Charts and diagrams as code
++++++

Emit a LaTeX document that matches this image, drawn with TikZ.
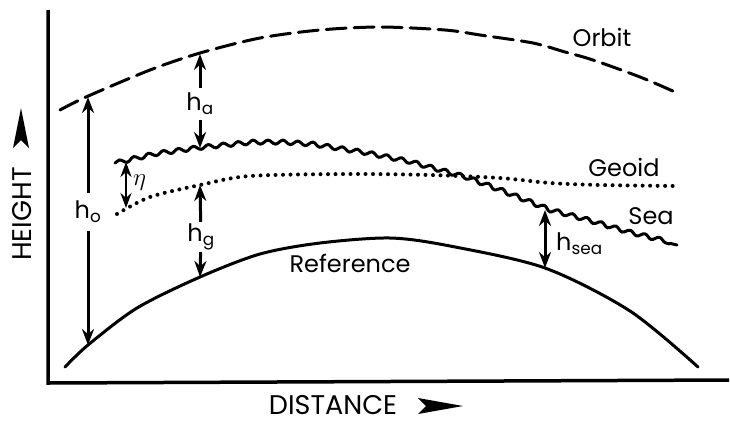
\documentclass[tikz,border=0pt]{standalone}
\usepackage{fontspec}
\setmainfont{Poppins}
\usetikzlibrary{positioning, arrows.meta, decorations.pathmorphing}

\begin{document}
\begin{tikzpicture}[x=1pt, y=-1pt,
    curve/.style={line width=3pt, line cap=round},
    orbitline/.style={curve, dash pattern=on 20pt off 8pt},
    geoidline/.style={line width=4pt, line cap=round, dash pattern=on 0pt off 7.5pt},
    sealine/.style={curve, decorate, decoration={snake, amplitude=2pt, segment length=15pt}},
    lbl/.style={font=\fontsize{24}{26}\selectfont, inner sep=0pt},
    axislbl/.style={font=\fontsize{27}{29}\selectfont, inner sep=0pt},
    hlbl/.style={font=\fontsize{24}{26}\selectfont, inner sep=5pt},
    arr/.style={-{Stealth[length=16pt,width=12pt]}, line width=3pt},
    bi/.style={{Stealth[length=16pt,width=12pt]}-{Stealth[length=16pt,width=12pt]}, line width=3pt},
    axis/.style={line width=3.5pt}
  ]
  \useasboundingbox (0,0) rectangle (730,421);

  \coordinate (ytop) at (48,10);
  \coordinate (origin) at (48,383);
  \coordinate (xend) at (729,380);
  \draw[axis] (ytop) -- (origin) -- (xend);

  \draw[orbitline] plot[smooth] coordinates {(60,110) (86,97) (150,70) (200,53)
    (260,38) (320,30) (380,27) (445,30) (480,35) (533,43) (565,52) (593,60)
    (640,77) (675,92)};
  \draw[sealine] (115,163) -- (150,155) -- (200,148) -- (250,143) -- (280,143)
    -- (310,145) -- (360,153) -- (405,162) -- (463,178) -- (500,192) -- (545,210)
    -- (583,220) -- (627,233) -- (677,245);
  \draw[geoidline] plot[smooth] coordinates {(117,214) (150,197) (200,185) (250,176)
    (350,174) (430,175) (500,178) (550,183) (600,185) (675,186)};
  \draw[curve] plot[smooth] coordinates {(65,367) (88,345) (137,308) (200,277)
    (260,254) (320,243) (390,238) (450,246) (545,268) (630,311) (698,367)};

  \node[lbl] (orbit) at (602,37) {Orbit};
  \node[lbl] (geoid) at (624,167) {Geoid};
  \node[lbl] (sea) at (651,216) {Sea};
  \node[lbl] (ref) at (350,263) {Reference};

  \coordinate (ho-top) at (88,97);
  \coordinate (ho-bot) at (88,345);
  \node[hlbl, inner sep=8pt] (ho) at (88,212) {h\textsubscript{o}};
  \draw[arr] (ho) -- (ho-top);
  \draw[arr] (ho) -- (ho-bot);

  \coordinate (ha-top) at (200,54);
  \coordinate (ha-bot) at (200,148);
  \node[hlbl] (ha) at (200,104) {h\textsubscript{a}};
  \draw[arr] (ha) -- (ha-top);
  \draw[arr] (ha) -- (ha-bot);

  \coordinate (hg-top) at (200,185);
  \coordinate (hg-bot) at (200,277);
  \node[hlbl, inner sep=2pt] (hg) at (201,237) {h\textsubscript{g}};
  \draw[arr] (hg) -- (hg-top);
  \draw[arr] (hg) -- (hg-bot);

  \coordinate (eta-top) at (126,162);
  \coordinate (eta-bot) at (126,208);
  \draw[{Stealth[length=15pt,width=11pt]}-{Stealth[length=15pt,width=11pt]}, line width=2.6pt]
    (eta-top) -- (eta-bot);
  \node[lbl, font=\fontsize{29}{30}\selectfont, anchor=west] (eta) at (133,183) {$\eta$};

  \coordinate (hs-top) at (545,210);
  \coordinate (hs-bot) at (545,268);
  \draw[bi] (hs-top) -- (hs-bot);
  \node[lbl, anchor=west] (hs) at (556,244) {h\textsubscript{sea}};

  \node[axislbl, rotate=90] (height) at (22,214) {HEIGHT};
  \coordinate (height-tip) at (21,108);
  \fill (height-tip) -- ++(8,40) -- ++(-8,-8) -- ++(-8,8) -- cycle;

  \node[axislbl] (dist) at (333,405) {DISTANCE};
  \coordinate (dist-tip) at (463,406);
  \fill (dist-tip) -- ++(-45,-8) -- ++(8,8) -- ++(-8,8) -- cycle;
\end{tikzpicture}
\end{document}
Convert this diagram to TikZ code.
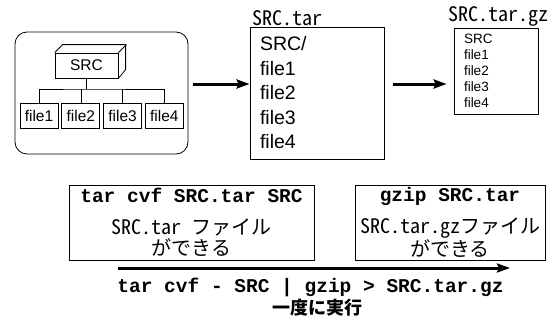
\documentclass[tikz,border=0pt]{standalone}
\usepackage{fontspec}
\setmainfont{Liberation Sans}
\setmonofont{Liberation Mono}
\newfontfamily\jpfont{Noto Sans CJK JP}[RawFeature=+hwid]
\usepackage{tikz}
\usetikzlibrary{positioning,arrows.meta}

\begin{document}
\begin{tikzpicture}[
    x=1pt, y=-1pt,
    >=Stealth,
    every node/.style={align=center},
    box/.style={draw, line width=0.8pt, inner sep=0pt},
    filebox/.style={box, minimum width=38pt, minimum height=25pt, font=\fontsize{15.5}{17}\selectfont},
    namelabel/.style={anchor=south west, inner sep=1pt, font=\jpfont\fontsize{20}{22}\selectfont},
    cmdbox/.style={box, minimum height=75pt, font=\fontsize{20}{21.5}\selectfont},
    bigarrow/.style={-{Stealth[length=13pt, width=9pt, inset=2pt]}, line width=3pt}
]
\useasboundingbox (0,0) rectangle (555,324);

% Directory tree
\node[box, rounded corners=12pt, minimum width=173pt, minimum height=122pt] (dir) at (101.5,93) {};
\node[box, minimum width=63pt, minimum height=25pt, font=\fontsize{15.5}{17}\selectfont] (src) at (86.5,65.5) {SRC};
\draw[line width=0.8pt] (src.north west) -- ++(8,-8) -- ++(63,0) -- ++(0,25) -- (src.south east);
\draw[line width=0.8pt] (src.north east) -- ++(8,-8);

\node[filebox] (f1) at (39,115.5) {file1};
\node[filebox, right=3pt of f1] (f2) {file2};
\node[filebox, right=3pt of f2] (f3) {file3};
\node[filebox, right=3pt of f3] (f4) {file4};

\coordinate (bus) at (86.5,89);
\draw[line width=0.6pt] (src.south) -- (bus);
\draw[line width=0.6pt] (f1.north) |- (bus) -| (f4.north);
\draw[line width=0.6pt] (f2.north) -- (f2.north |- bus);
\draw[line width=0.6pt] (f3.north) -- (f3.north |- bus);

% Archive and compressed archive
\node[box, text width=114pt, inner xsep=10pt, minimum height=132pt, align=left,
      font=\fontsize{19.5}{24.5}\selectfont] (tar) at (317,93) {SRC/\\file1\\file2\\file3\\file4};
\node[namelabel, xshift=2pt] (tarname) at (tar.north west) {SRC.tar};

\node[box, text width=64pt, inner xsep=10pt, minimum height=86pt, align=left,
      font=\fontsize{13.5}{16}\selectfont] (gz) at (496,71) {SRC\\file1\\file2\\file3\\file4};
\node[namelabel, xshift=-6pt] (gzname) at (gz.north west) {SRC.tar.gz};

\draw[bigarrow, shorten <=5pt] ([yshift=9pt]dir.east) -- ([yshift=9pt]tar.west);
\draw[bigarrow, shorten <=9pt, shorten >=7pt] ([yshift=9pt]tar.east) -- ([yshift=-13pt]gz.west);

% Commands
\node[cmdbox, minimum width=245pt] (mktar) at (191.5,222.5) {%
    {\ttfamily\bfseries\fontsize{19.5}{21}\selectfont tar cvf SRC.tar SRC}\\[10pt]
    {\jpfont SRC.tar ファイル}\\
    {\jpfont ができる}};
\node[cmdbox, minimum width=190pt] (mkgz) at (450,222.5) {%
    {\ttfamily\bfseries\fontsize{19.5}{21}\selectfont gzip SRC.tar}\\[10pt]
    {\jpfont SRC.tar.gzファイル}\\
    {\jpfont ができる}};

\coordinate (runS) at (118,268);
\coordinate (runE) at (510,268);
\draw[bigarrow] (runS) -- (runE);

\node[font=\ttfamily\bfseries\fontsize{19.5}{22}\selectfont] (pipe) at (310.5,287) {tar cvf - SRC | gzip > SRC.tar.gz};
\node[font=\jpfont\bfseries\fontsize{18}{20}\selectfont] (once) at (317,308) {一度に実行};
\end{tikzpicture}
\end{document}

++++++

* _Short task_
In the material above, find each line that contains the word "this", and select it.

* _The output_
Emit a LaTeX document that matches this image, drawn with TikZ.
Convert this diagram to TikZ code.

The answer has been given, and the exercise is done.